§ Instructions to follow:
All of the material below is to be retyped exactly.

§ Material provided:

########################################

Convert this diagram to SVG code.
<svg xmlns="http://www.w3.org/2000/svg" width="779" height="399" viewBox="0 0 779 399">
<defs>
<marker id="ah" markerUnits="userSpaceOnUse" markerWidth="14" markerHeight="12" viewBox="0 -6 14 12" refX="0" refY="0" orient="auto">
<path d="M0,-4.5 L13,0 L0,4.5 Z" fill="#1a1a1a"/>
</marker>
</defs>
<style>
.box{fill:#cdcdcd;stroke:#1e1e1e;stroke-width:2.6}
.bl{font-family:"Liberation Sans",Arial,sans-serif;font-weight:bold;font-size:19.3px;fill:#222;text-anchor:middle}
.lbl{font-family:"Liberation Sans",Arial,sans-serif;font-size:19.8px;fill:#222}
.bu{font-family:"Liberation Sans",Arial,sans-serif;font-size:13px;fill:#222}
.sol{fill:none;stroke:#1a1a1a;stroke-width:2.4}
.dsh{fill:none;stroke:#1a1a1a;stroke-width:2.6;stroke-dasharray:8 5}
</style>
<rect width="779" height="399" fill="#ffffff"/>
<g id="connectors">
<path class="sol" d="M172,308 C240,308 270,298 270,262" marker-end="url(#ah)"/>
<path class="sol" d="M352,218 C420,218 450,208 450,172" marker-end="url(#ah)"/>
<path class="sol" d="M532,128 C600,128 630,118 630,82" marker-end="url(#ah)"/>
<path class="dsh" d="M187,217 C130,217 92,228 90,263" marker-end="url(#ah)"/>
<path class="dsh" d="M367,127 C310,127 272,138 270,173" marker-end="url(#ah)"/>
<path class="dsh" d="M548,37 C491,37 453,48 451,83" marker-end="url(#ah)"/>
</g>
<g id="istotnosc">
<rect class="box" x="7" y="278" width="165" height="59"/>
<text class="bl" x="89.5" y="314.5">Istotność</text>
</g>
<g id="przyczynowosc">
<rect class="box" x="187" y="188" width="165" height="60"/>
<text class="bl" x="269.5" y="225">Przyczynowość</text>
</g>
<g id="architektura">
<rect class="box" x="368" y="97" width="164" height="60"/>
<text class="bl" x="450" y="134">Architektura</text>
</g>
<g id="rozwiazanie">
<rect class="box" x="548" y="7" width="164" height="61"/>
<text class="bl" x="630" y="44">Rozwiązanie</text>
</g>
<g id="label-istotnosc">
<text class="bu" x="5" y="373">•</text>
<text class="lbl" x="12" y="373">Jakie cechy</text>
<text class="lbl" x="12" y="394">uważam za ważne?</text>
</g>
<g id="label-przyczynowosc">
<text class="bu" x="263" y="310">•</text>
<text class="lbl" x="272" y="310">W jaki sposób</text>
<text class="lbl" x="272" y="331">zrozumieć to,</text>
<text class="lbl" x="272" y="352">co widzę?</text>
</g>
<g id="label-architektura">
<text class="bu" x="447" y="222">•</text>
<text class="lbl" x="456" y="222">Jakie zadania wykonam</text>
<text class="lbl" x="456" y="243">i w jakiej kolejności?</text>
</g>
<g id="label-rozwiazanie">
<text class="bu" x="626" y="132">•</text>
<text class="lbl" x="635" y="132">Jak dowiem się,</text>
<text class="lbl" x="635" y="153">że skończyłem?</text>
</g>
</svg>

########################################

§ The reply:
Convert this diagram to SVG code.
<svg xmlns="http://www.w3.org/2000/svg" width="779" height="399" viewBox="0 0 779 399">
<defs>
<marker id="ah" markerUnits="userSpaceOnUse" markerWidth="14" markerHeight="12" viewBox="0 -6 14 12" refX="0" refY="0" orient="auto">
<path d="M0,-4.5 L13,0 L0,4.5 Z" fill="#1a1a1a"/>
</marker>
</defs>
<style>
.box{fill:#cdcdcd;stroke:#1e1e1e;stroke-width:2.6}
.bl{font-family:"Liberation Sans",Arial,sans-serif;font-weight:bold;font-size:19.3px;fill:#222;text-anchor:middle}
.lbl{font-family:"Liberation Sans",Arial,sans-serif;font-size:19.8px;fill:#222}
.bu{font-family:"Liberation Sans",Arial,sans-serif;font-size:13px;fill:#222}
.sol{fill:none;stroke:#1a1a1a;stroke-width:2.4}
.dsh{fill:none;stroke:#1a1a1a;stroke-width:2.6;stroke-dasharray:8 5}
</style>
<rect width="779" height="399" fill="#ffffff"/>
<g id="connectors">
<path class="sol" d="M172,308 C240,308 270,298 270,262" marker-end="url(#ah)"/>
<path class="sol" d="M352,218 C420,218 450,208 450,172" marker-end="url(#ah)"/>
<path class="sol" d="M532,128 C600,128 630,118 630,82" marker-end="url(#ah)"/>
<path class="dsh" d="M187,217 C130,217 92,228 90,263" marker-end="url(#ah)"/>
<path class="dsh" d="M367,127 C310,127 272,138 270,173" marker-end="url(#ah)"/>
<path class="dsh" d="M548,37 C491,37 453,48 451,83" marker-end="url(#ah)"/>
</g>
<g id="istotnosc">
<rect class="box" x="7" y="278" width="165" height="59"/>
<text class="bl" x="89.5" y="314.5">Istotność</text>
</g>
<g id="przyczynowosc">
<rect class="box" x="187" y="188" width="165" height="60"/>
<text class="bl" x="269.5" y="225">Przyczynowość</text>
</g>
<g id="architektura">
<rect class="box" x="368" y="97" width="164" height="60"/>
<text class="bl" x="450" y="134">Architektura</text>
</g>
<g id="rozwiazanie">
<rect class="box" x="548" y="7" width="164" height="61"/>
<text class="bl" x="630" y="44">Rozwiązanie</text>
</g>
<g id="label-istotnosc">
<text class="bu" x="5" y="373">•</text>
<text class="lbl" x="12" y="373">Jakie cechy</text>
<text class="lbl" x="12" y="394">uważam za ważne?</text>
</g>
<g id="label-przyczynowosc">
<text class="bu" x="263" y="310">•</text>
<text class="lbl" x="272" y="310">W jaki sposób</text>
<text class="lbl" x="272" y="331">zrozumieć to,</text>
<text class="lbl" x="272" y="352">co widzę?</text>
</g>
<g id="label-architektura">
<text class="bu" x="447" y="222">•</text>
<text class="lbl" x="456" y="222">Jakie zadania wykonam</text>
<text class="lbl" x="456" y="243">i w jakiej kolejności?</text>
</g>
<g id="label-rozwiazanie">
<text class="bu" x="626" y="132">•</text>
<text class="lbl" x="635" y="132">Jak dowiem się,</text>
<text class="lbl" x="635" y="153">że skończyłem?</text>
</g>
</svg>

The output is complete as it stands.